### WORK INSTRUCTIONS
Each line from the start of the records through the line containing "(cor) at (261,362)" is to be transcribed exactly, and no other line is to be included.

-=-=-

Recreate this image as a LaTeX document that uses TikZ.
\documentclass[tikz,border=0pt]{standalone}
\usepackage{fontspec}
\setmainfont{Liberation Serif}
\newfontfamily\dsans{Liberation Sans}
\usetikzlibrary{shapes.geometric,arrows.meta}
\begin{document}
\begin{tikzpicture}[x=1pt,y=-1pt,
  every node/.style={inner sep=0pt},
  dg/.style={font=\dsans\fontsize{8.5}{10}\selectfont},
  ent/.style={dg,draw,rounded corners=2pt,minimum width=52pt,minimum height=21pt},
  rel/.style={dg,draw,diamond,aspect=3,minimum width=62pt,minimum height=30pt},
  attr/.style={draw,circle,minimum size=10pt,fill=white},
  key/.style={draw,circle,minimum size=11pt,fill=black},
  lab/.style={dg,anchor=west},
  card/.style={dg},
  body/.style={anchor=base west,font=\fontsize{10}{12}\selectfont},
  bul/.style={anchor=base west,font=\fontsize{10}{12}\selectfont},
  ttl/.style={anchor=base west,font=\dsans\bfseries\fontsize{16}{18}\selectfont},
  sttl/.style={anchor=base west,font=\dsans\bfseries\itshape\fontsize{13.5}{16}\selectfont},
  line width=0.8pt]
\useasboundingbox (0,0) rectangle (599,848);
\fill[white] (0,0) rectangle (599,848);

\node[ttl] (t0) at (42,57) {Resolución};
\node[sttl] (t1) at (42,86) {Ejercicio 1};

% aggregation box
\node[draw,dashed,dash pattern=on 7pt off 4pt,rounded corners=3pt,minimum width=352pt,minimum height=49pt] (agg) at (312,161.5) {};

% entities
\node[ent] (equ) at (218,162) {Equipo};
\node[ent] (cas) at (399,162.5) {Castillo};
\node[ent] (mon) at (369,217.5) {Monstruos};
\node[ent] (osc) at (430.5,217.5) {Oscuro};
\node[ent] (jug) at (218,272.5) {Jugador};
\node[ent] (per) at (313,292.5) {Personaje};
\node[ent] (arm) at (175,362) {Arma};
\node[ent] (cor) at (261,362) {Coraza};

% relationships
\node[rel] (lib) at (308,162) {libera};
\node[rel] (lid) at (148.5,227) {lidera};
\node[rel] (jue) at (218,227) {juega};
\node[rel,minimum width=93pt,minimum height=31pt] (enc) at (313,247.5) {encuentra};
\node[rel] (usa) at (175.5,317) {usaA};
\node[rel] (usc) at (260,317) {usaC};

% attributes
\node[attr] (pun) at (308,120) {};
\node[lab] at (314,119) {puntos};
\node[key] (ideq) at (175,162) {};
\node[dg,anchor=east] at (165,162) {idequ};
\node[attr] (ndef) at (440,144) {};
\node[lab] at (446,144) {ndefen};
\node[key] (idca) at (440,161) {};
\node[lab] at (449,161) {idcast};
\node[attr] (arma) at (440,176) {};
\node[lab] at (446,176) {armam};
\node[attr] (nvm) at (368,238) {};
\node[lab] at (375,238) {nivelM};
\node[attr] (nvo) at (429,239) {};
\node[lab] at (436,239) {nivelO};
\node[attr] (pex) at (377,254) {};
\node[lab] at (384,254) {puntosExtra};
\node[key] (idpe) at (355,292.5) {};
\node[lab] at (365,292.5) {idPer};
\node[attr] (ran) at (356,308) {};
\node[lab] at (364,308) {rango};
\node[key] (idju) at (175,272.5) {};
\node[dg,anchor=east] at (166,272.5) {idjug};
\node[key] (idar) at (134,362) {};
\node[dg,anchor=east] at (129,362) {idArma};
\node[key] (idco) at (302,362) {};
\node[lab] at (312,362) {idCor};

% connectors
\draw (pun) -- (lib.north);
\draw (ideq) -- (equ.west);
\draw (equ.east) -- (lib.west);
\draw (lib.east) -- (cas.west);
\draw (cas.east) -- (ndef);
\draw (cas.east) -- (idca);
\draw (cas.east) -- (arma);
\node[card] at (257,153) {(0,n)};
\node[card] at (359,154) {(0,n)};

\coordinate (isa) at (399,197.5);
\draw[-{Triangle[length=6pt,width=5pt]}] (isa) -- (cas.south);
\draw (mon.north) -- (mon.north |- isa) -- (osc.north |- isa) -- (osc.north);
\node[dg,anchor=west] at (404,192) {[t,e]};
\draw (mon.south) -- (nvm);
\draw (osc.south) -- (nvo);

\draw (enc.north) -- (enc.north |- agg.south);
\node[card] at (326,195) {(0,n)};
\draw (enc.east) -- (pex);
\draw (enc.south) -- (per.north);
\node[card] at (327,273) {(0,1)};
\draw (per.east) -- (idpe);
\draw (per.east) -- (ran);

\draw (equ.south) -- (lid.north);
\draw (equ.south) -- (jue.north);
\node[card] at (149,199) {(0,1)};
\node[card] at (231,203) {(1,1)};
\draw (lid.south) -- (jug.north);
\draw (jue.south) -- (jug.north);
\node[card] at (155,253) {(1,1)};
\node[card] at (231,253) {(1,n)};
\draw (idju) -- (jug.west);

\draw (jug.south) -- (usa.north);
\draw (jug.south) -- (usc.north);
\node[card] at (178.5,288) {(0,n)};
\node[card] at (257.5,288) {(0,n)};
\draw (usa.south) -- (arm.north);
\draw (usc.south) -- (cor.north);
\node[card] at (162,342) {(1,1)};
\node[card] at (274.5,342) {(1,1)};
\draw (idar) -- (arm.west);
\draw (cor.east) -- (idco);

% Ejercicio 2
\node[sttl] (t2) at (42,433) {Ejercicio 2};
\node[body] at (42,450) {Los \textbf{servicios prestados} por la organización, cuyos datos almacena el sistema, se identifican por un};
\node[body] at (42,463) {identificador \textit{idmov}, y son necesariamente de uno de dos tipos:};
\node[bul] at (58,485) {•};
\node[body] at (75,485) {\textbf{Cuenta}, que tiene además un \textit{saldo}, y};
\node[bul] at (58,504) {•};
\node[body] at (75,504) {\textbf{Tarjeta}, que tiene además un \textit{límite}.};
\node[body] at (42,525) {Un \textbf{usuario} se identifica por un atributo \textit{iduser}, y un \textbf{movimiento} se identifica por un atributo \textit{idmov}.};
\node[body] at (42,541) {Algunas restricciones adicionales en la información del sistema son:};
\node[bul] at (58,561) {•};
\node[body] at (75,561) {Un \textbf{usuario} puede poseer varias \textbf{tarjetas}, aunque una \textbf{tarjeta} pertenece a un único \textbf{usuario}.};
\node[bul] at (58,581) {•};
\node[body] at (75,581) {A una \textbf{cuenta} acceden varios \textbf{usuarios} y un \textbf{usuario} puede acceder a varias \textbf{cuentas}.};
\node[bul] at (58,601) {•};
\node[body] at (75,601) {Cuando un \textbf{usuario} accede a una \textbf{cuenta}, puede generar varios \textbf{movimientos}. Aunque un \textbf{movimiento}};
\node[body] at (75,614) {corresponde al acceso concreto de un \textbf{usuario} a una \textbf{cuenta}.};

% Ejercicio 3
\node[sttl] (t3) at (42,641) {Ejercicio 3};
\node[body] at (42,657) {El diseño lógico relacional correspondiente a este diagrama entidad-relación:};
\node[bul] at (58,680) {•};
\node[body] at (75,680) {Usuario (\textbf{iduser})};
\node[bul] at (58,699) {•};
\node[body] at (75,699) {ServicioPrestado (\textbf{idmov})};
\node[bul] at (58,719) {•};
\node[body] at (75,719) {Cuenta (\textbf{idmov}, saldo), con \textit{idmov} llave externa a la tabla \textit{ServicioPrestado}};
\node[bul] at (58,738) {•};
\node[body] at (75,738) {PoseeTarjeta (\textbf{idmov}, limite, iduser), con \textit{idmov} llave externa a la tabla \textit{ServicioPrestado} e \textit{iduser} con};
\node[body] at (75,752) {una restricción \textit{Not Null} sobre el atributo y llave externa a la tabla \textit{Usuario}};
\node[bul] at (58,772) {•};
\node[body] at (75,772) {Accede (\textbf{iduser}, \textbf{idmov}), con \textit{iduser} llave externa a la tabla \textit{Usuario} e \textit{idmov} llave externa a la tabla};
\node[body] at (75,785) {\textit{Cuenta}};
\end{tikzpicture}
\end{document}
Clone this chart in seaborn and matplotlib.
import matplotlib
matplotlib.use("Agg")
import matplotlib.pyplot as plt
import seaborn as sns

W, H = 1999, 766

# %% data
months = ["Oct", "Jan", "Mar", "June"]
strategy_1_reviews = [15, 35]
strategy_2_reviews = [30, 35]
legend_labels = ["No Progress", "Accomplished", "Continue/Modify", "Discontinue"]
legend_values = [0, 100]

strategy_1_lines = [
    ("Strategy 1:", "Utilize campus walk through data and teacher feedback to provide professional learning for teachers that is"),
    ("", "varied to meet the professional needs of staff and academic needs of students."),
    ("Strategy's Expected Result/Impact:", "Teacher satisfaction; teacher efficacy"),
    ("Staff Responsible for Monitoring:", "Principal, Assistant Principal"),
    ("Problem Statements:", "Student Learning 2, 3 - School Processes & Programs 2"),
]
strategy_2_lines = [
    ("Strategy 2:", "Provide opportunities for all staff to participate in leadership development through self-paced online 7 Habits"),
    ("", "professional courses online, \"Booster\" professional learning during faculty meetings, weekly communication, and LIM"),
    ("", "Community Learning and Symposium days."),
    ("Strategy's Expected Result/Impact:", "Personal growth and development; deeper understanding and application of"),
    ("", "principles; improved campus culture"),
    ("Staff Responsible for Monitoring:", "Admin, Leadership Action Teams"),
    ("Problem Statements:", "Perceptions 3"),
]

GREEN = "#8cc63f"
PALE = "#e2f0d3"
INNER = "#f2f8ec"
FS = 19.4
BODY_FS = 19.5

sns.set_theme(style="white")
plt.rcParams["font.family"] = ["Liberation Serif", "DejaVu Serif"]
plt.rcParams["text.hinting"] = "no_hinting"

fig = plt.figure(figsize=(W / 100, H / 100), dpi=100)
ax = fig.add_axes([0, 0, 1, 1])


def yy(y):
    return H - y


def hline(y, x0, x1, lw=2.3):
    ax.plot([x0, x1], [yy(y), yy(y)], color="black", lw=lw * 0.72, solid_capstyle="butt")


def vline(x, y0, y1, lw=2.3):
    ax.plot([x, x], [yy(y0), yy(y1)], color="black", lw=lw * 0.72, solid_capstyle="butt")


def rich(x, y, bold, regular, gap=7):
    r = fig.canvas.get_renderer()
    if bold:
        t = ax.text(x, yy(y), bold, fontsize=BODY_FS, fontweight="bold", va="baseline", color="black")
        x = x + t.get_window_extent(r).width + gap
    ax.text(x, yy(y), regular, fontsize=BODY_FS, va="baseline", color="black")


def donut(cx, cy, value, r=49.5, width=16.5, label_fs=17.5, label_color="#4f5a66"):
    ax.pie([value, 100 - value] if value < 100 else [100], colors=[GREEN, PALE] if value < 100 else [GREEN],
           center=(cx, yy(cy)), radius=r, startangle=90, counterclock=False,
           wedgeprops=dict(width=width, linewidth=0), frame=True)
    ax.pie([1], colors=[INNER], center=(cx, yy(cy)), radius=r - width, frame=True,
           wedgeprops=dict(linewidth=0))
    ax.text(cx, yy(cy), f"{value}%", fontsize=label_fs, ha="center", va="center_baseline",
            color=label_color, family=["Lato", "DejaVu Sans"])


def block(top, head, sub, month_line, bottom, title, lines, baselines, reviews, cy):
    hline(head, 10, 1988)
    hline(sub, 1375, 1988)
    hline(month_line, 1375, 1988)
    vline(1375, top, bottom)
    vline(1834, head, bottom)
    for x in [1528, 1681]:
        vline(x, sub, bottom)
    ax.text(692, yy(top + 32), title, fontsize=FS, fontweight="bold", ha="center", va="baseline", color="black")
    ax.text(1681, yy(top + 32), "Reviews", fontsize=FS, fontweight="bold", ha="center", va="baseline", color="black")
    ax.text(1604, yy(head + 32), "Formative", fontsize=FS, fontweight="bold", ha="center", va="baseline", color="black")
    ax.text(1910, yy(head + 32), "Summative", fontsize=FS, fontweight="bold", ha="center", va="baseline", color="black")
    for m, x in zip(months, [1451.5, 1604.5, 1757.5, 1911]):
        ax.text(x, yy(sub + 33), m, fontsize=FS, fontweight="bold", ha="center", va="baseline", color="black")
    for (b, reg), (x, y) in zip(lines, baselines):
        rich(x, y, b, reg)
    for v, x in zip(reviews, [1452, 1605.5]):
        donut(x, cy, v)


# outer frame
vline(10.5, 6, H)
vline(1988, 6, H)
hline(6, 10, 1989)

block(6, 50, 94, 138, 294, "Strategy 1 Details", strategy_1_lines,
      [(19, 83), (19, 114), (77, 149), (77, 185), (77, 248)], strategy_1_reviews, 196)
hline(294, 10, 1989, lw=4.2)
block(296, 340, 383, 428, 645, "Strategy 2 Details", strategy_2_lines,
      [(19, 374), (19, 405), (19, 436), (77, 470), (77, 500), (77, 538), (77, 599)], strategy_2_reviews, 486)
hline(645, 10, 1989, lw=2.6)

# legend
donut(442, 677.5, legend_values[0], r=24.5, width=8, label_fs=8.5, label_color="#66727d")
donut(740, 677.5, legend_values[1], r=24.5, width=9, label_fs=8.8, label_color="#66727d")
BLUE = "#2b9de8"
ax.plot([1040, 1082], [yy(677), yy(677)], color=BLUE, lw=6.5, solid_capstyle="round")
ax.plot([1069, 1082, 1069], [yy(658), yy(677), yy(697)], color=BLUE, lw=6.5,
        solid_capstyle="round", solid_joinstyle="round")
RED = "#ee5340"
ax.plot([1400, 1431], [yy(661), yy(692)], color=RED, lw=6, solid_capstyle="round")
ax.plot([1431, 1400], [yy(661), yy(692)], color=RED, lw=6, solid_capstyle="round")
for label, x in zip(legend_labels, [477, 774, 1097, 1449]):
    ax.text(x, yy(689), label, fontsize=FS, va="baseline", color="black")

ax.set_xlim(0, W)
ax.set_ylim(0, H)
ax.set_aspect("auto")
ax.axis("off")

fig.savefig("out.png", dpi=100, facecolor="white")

-=-=-

### CORRECT RESPONSE
Recreate this image as a LaTeX document that uses TikZ.
\documentclass[tikz,border=0pt]{standalone}
\usepackage{fontspec}
\setmainfont{Liberation Serif}
\newfontfamily\dsans{Liberation Sans}
\usetikzlibrary{shapes.geometric,arrows.meta}
\begin{document}
\begin{tikzpicture}[x=1pt,y=-1pt,
  every node/.style={inner sep=0pt},
  dg/.style={font=\dsans\fontsize{8.5}{10}\selectfont},
  ent/.style={dg,draw,rounded corners=2pt,minimum width=52pt,minimum height=21pt},
  rel/.style={dg,draw,diamond,aspect=3,minimum width=62pt,minimum height=30pt},
  attr/.style={draw,circle,minimum size=10pt,fill=white},
  key/.style={draw,circle,minimum size=11pt,fill=black},
  lab/.style={dg,anchor=west},
  card/.style={dg},
  body/.style={anchor=base west,font=\fontsize{10}{12}\selectfont},
  bul/.style={anchor=base west,font=\fontsize{10}{12}\selectfont},
  ttl/.style={anchor=base west,font=\dsans\bfseries\fontsize{16}{18}\selectfont},
  sttl/.style={anchor=base west,font=\dsans\bfseries\itshape\fontsize{13.5}{16}\selectfont},
  line width=0.8pt]
\useasboundingbox (0,0) rectangle (599,848);
\fill[white] (0,0) rectangle (599,848);

\node[ttl] (t0) at (42,57) {Resolución};
\node[sttl] (t1) at (42,86) {Ejercicio 1};

% aggregation box
\node[draw,dashed,dash pattern=on 7pt off 4pt,rounded corners=3pt,minimum width=352pt,minimum height=49pt] (agg) at (312,161.5) {};

% entities
\node[ent] (equ) at (218,162) {Equipo};
\node[ent] (cas) at (399,162.5) {Castillo};
\node[ent] (mon) at (369,217.5) {Monstruos};
\node[ent] (osc) at (430.5,217.5) {Oscuro};
\node[ent] (jug) at (218,272.5) {Jugador};
\node[ent] (per) at (313,292.5) {Personaje};
\node[ent] (arm) at (175,362) {Arma};
\node[ent] (cor) at (261,362) {Coraza};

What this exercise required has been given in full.